17 May 2012 | News | By BioSpectrum Bureau

New photocatalyst used by Thai researchers to treat air pollution

Dr Chamorn Chawengkijwanich, a member of NANOTEC, was part of the project

Dr Chamorn Chawengkijwanich, a member of NANOTEC, was part of the project

Singapore: Researchers in Thailand are looking at ways to treat air pollutants, such as benzene, toluene, ethylbenzene and xylene (BTEX), under visible light to address the growing concerns on environmental damage and impact on health from volatile organic compounds.

"We decided against using titanium dioxide (TiO2) photocatalyst in our study despite the fact that TiO2 is considered to have good chemical stability, is relatively low priced, and has no toxicity. We have opted for silver doped titanium dioxide (Ag/TiO2) photocatalyst, which is more efficient in visible-light region," said Dr Chamorn Chawengkijwanich, a research team member from NANOTEC. "The idea to use powdered photocatalyst thin film on plastic is because there is very limited study on this development."

The research study shows Ag/TiO2 exhibited the best performance for gaseous BTEX degradation under visible light.
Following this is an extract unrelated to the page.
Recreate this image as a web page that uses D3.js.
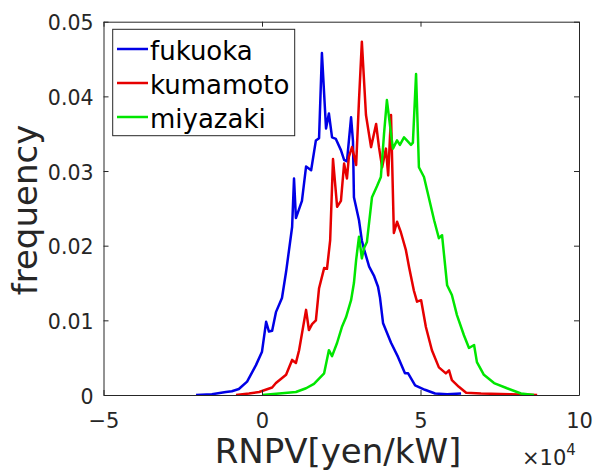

The maximum degradation efficiency was xylene (89 percent), ethylbenzene (86 percent), toluene (83 percent), and benzene (79 percent).

The researchers reported their work in a paper published by Materials Science Forum.

King Mongkut's University of Technology Thonburi, Center for Energy Technology and Environment (Ministry of Education), and National Nanotechnology Center (NANOTEC) were collaborators in the project.